Capital expenditure amounted to P121 million (€9.8 million) for the period, with approximately P23 million (€1.8 million) spent on new camps and P71 million (€5.7 million) on rebuilding existing camps. This is expected to taper off at the end of the financial year following the completion of Bisate Lodge in Rwanda and Mombo Camp in Botswana.
Chief Financial Officer, Ami Azoulay, says, “Tourism activity in Southern Africa is at high levels. Our forward occupancy for the rest of the year is encouraging. The Group’s strategic intent is to invest in African tourism and we have tailored our business model to have the most impact in this environment. However, this model is vulnerable to events that impact on travellers; such as the political and economic uncertainty in Kenya and Zimbabwe, and the volatile currencies.”

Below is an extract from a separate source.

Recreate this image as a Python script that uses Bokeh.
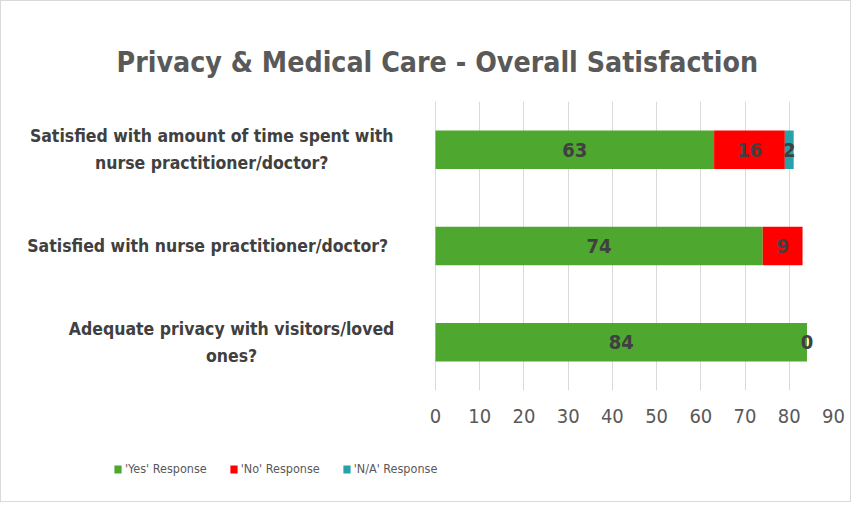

He adds that while the impact of the exchange rate on the revenue line was negligible, it was far more significant on their bottom line. “This was as a result of the stronger pula and rand pushing real selling rates down. This impacted negatively on performance in South Africa and Botswana in particular. Botswana’s performance was down 2%, while South Africa declined 23%. Kenya recorded a decline of 62% following the inclusion of low season for the period.”
The rand gained 11% against the US dollar, and the pula appreciated by 5%, despite which Azoulay says, “Operating costs remained well contained with an increase of 5% after adjusting for Governors’.”
Wilderness’ Namibia, Rwanda and Zambezi regions all recorded strong growth as, combined, they contributed 30% of segmental profit (compared to 15% in 2016) and reflect a combined growth of 104% from P27 million (€2.2 million) to P55 million (€4.4 million).